Marketeer's dream: Sienna Miller poses for the Fashion Targets Breast Cancer campaign

I would have quite liked to have been at the pitching meeting. "I'm thinking cancer. I'm thinking boobs. I'm thinking sexy. I'm thinking bunnies." No, no, I haven't lost my mind, I'm just referring to the breast cancer awareness bash the Dublin nightclub Lillies Bordello threw on Friday night which had, wait for it, a Playboy theme. The party was advertised with models dressed in bunny outfits and a footnote about raising money for breast cancer.

On what planet is it appropriate to link breast cancer awareness to a sexist and derogatory media empire that has made billions out of the everlasting fact that men like looking at big boobs? You'd wonder if Lillies Bordello was also thinking about drafting in Puppetry of the Penis for a prostate cancer drive, or a strobe light party for an epilepsy foundation. What two worse things to link: the sexist giant fake boob industry, and a horrific disease and killer of women (and men) that often sees their breasts removed. Excuse me while I loan the organisers some embarrassment by hiding my head in my hands. And yet the sexualisation of breast cancer isn't a new thing.

Breast cancer as a cause is easy to sell. It's seen by marketeers as sexy. There rarely seems to be a breast cancer campaign that doesn't feature some celebrity in a fuzzy black and white picture clutching a sheet coyly to their chest, or wearing a flattering white tank top. Or empowered women with their hands draped over each other's shoulders and their tits dominant in solidarity. Breast cancer is illustrated with hyper femininity, and years of its sexualisation leads us to a Friday night in a nightclub in Dublin where Playboy-bunnied women bounce around the place in the name of sexy cancer.

Breast cancer is a marketeer's dream disease. It occupies an elite space by having its own recognisable ribbon, which was created and commercialised by the cosmetics company Estée Lauder in the early '90s. Only the red HIV/Aids awareness red ribbon is more famous. Much like the red ribbon, the pink ribbon becomes an accessory. One wonders what purpose these ribbons actually serve. What are you saying by wearing it? I don't like when people get breast cancer? Its monetary value is so little yet its impact is so right-on that it's almost immune to criticism. Much like Lance Armstrong's 'Livestrong' yellow silicone wristbands that became a remarkable global fashion item to the point of being bootlegged, it's funny how many people will only vocalise their support for cancer research when it's trendy. This brand of slacktivism can actually be quite damaging to a campaign. It is passive and gives the wearer of the ribbon or bracelet a feel-good vibe that absolves them from having to do anything else to aid a cause. Wearing a ribbon is the '90s version of joining a Facebook group, a largely ineffective personal measure that does little to benefit the cause in question but gets the individual off the hook because, hey, at least they're doing something – even if it won't make a difference. That said, although there were two problem­s with the Livestrong bracelets – they were remarkably similar to the 'Do Not Resuscitate' bands used in American hospitals, and eBay's refusal to ban their sale and resale without any of the profits going to the Lance Armstrong Foundation – Nike have sold 70 million units, that's $70m for cancer research, trendy or not.

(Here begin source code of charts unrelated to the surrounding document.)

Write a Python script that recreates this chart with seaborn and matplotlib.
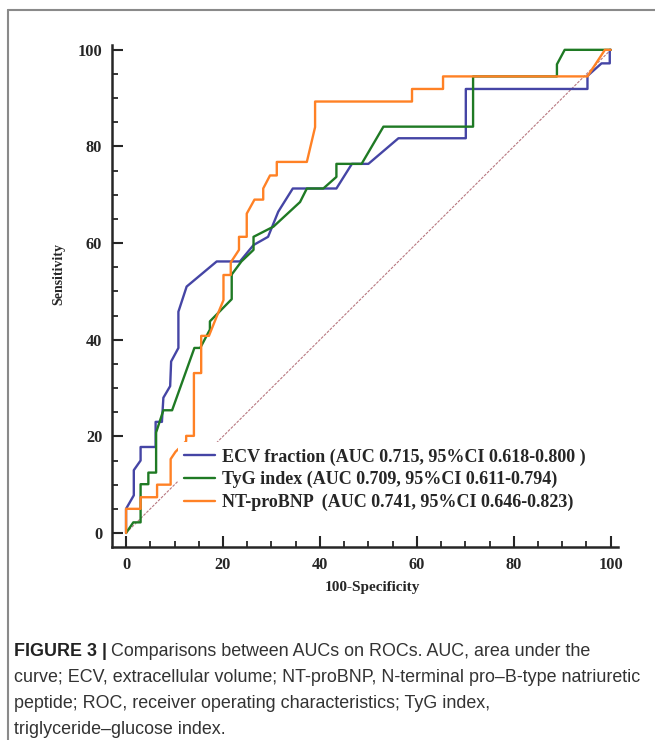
import matplotlib
matplotlib.use('Agg')
import matplotlib.pyplot as plt
from matplotlib.lines import Line2D
from matplotlib.ticker import MultipleLocator
import seaborn as sns
import pandas as pd

# ROC points (100-specificity, sensitivity)
ecv_x = [0, 0, 1.6, 1.6, 3.0, 3.0, 6.1, 6.1, 7.4, 7.7, 9.1, 9.3, 10.8, 10.8, 12.5, 18.7,
         23.5, 26.3, 29.3, 31.4, 34.4, 43.4, 46.6, 50.0, 56.2, 70.1, 70.1, 95.2, 95.2,
         98.1, 99.8, 99.8, 100]
ecv_y = [0, 5.0, 7.8, 13.0, 15.0, 17.8, 17.8, 23.0, 23.0, 28.0, 30.4, 35.5, 38.3, 45.8,
         51.0, 56.2, 56.2, 59.6, 61.3, 66.5, 71.3, 71.3, 76.4, 76.4, 81.7, 81.7, 91.9,
         91.9, 94.6, 97.2, 97.2, 100, 100]

tyg_x = [0, 1.5, 3.0, 3.0, 4.6, 4.6, 6.2, 6.2, 7.7, 9.5, 14.1, 15.3, 17.3, 17.3, 21.8,
         21.8, 23.8, 26.3, 26.3, 30.4, 35.9, 37.3, 40.7, 43.4, 43.4, 48.6, 53.1, 71.6,
         71.6, 88.9, 88.9, 90.5, 100]
tyg_y = [0, 2.2, 2.2, 10.1, 10.1, 12.5, 12.5, 20.8, 25.4, 25.4, 38.3, 38.3, 42.1, 43.8,
         48.4, 53.5, 56.2, 58.6, 61.3, 63.4, 68.5, 71.3, 71.3, 73.7, 76.4, 76.4, 84.1,
         84.1, 94.5, 94.5, 97.0, 100, 100]

bnp_x = [0, 0, 3.0, 3.0, 6.4, 6.4, 9.2, 9.2, 10.2, 12.4, 12.4, 14.0, 14.0, 15.5, 15.5,
         17.1, 18.7, 20.1, 20.1, 21.6, 21.6, 23.3, 23.3, 24.9, 24.9, 26.5, 28.3, 28.3,
         29.7, 31.1, 31.1, 37.3, 39.0, 39.0, 59.0, 59.0, 65.4, 65.4, 95.2, 98.8, 100]
bnp_y = [0, 5.0, 5.0, 7.4, 7.4, 10.0, 10.0, 15.3, 16.8, 19.0, 20.1, 20.1, 33.1, 33.1,
         40.8, 40.8, 44.8, 48.2, 53.4, 53.4, 56.0, 58.6, 61.3, 61.3, 66.1, 69.0, 69.0,
         71.3, 74.0, 74.0, 76.8, 76.8, 84.0, 89.3, 89.3, 91.9, 91.9, 94.5, 94.5, 100, 100]

ref_x = [0, 100]
ref_y = [0, 100]

labels = ['ECV fraction (AUC 0.715, 95%CI 0.618-0.800 )',
          'TyG index (AUC 0.709, 95%CI 0.611-0.794)',
          'NT-proBNP  (AUC 0.741, 95%CI 0.646-0.823)']
colors = ['#4545a5', '#1f7a24', '#ff8125']

caption = ['Comparisons between AUCs on ROCs. AUC, area under the',
           'curve; ECV, extracellular volume; NT-proBNP, N-terminal pro\u2013B-type natriuretic',
           'peptide; ROC, receiver operating characteristics; TyG index,',
           'triglyceride\u2013glucose index.']

sns.set_style('ticks')
plt.rcParams['font.family'] = ['Liberation Serif', 'DejaVu Serif']

fig = plt.figure(figsize=(6.55, 7.40), dpi=100)
ax = fig.add_axes([112 / 655, 193 / 740, 506 / 655, 502 / 740])

ax.plot(ref_x, ref_y, color='#b87880', lw=0.8, ls=(0, (2.5, 1.2)), zorder=1)

series = [(ecv_x, ecv_y), (tyg_x, tyg_y), (bnp_x, bnp_y)]
for (xs, ys), lab, col in zip(series, labels, colors):
    df = pd.DataFrame({'fpr': xs, 'tpr': ys})
    sns.lineplot(data=df, x='fpr', y='tpr', sort=False, estimator=None,
                 color=col, lw=1.7, label=lab, ax=ax)

ax.set_xlim(-2.9, 101.5)
ax.set_ylim(-2.9, 101)
ax.xaxis.set_major_locator(MultipleLocator(20))
ax.xaxis.set_minor_locator(MultipleLocator(5))
ax.yaxis.set_major_locator(MultipleLocator(20))
ax.yaxis.set_minor_locator(MultipleLocator(5))
sns.despine(ax=ax)
for s in ['left', 'bottom']:
    ax.spines[s].set_linewidth(1.8)
ax.tick_params(which='major', direction='in', length=8, width=1.5, pad=7,
               labelsize=11.8)
ax.tick_params(which='minor', direction='in', length=4, width=1.3)
for t in ax.get_xticklabels() + ax.get_yticklabels():
    t.set_fontweight('bold')

ax.set_xlabel('100-Specificity', fontsize=11, fontweight='bold')
ax.set_ylabel('Sensitivity', fontsize=10, fontweight='bold')
ax.xaxis.set_label_coords(0.514, -0.068)
ax.yaxis.set_label_coords(-0.092, 0.544)

leg = ax.legend(loc='upper left', bbox_to_anchor=(178 / 655, 1 - 442 / 740),
                bbox_transform=fig.transFigure, borderaxespad=0, borderpad=0.35,
                handlelength=1.7, handletextpad=0.4, labelspacing=0.3,
                frameon=True, fancybox=False, framealpha=1,
                prop={'family': 'Liberation Serif', 'weight': 'bold', 'size': 13})
leg.get_frame().set_facecolor('white')
leg.get_frame().set_edgecolor('none')
for h in leg.get_lines():
    h.set_linewidth(1.7)

# page frame
fig.add_artist(Line2D([8 / 655, 1], [1 - 10 / 740, 1 - 10 / 740],
                      transform=fig.transFigure, color='#8a8a8a', lw=1.5))
fig.add_artist(Line2D([8 / 655, 8 / 655], [0, 1 - 10 / 740],
                      transform=fig.transFigure, color='#8a8a8a', lw=1.5))

# caption
cap_font = ['Liberation Sans', 'DejaVu Sans']
cap_size = 12.9
x0 = 14 / 655
base = [656, 682, 708, 734]
bold = fig.text(x0, 1 - base[0] / 740, 'FIGURE 3 |', family=cap_font,
                fontweight='bold', fontsize=cap_size, color='#222222', va='baseline')
fig.canvas.draw()
ext = bold.get_window_extent(renderer=fig.canvas.get_renderer())
fig.text((ext.x1 + 4) / 655, 1 - base[0] / 740, caption[0], family=cap_font,
         fontsize=cap_size, color='#333333', va='baseline')
for line, yb in zip(caption[1:], base[1:]):
    fig.text(x0, 1 - yb / 740, line, family=cap_font, fontsize=cap_size,
             color='#333333', va='baseline')

fig.savefig('out.png', dpi=100)
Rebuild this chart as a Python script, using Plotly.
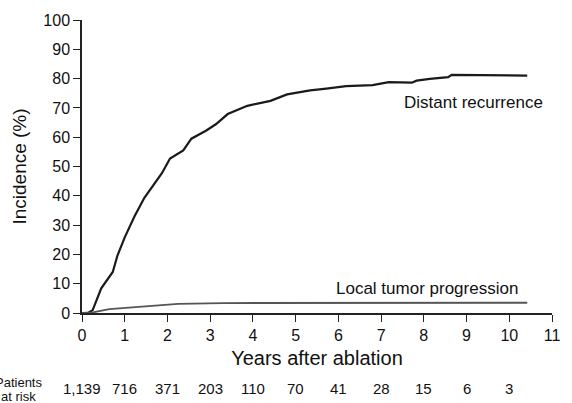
import plotly.graph_objects as go

# Data
distant_years = [0, 0.14, 0.25, 0.45, 0.72, 0.83, 1.0, 1.23, 1.46, 1.68, 1.87, 2.06, 2.37, 2.56,
                 2.91, 3.14, 3.41, 3.87, 4.41, 4.80, 5.34, 5.72, 6.18, 6.80, 7.18, 7.72, 7.83,
                 8.14, 8.57, 8.65, 10.42]
distant_pct = [0, 0, 1.0, 8.4, 14, 19.6, 25.8, 33, 39.3, 43.8, 47.7, 52.7, 55.5, 59.5,
               62.3, 64.5, 67.9, 70.7, 72.4, 74.6, 76, 76.6, 77.4, 77.8, 78.8, 78.6, 79.3,
               79.9, 80.5, 81.3, 81.0]

local_years = [0, 0.2, 0.25, 0.64, 1.03, 1.33, 1.80, 2.1, 2.25, 3.3, 6.42, 10.42]
local_pct = [0, 0, 0.2, 1.3, 1.7, 2.0, 2.5, 2.8, 3.1, 3.4, 3.4, 3.5]

risk_years = [0, 1, 2, 3, 4, 5, 6, 7, 8, 9, 10]
risk_counts = ["1,139", "716", "371", "203", "110", "70", "41", "28", "15", "6", "3"]

x_ticks = list(range(0, 12))
y_ticks = list(range(0, 101, 10))

FONT = "Liberation Sans, Arial, sans-serif"

fig = go.Figure()
fig.add_trace(go.Scatter(x=distant_years, y=distant_pct, mode="lines",
                         line=dict(color="#1a1a1a", width=2.2), showlegend=False))
fig.add_trace(go.Scatter(x=local_years, y=local_pct, mode="lines",
                         line=dict(color="#555555", width=1.8), showlegend=False))

annotations = [
    dict(x=9.17, y=71.7, xref="x", yref="y", text="Distant recurrence", showarrow=False,
         font=dict(size=17, color="#111", family=FONT)),
    dict(x=8.07, y=8.3, xref="x", yref="y", text="Local tumor progression", showarrow=False,
         font=dict(size=17, color="#111", family=FONT)),
    dict(x=(17.5 - 82) / 475, y=(313 - 383) / 297, xref="paper", yref="paper", text="Patients",
         showarrow=False, xanchor="center", yanchor="middle",
         font=dict(size=13, color="#111", family=FONT)),
    dict(x=(17.5 - 82) / 475, y=(313 - 398) / 297, xref="paper", yref="paper", text="at risk",
         showarrow=False, xanchor="center", yanchor="middle",
         font=dict(size=13, color="#111", family=FONT)),
]
for yr, c in zip(risk_years, risk_counts):
    annotations.append(dict(x=yr, y=(313 - 390) / 297, xref="x", yref="paper", text=c,
                            showarrow=False, xanchor="center", yanchor="middle",
                            font=dict(size=15, color="#111", family=FONT)))

fig.update_layout(
    width=572, height=403,
    margin=dict(l=82, r=15, t=16, b=90),
    paper_bgcolor="white", plot_bgcolor="white",
    font=dict(family=FONT, color="#111"),
    annotations=annotations,
    xaxis=dict(range=[0, 11], tickvals=x_ticks, ticks="outside", ticklen=7, tickwidth=1.3,
               tickcolor="#222", showline=True, linecolor="#222", linewidth=1.5,
               showgrid=False, zeroline=False, tickfont=dict(size=16, family=FONT),
               title=dict(text="Years after ablation", font=dict(size=20, family=FONT),
                          standoff=8)),
    yaxis=dict(range=[0, 100], tickvals=y_ticks, ticks="outside", ticklen=7, tickwidth=1.3,
               tickcolor="#222", showline=True, linecolor="#222", linewidth=1.5,
               showgrid=False, zeroline=False, tickfont=dict(size=16, family=FONT),
               title=dict(text="Incidence (%)", font=dict(size=19, family=FONT),
                          standoff=12)),
)

fig.write_html("out.html")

Companies have also been remarkably smart about utilising breast cancer for that very modern phenomenon of campaigning as consumption. In the same vein as Bono's struggling Red campaign to fight HIV/Aids in Africa encourages you to buy red Converse or a red American Express card, a bit of which will go to the fund, breast cancer has endless product tie-ins. Pink, girly, tie-ins, but tie-ins nonetheless. Breast cancer supporting lipstick, limited edition t-shirts by various designers, bags, bottled water, bras, nail polish, perfumes, even pink hammers and powercords. The message is clear, consume to campaign, or as Oprah put it "shop for the cure".

Having been influenced by years of high-profile breast cancer campaigning, I'm sure most people think it's the biggest killer of women, or one of. But more women die from heart disease in Ireland than all cancers combined, so why do we hear so little about that? Not sexy enough?

One thing campaigns have done is raise awareness. Everyone knows about breast cancer and its dangers. More awareness means earlier intervention. And earlier intervention means less deaths, and obviously, that's something to be incredibly grateful for. Breast cancer survivors, and relatives and friends of survivors who campaign are brave people. But it's a pity a disease had to be sexualised before people gave it due attention.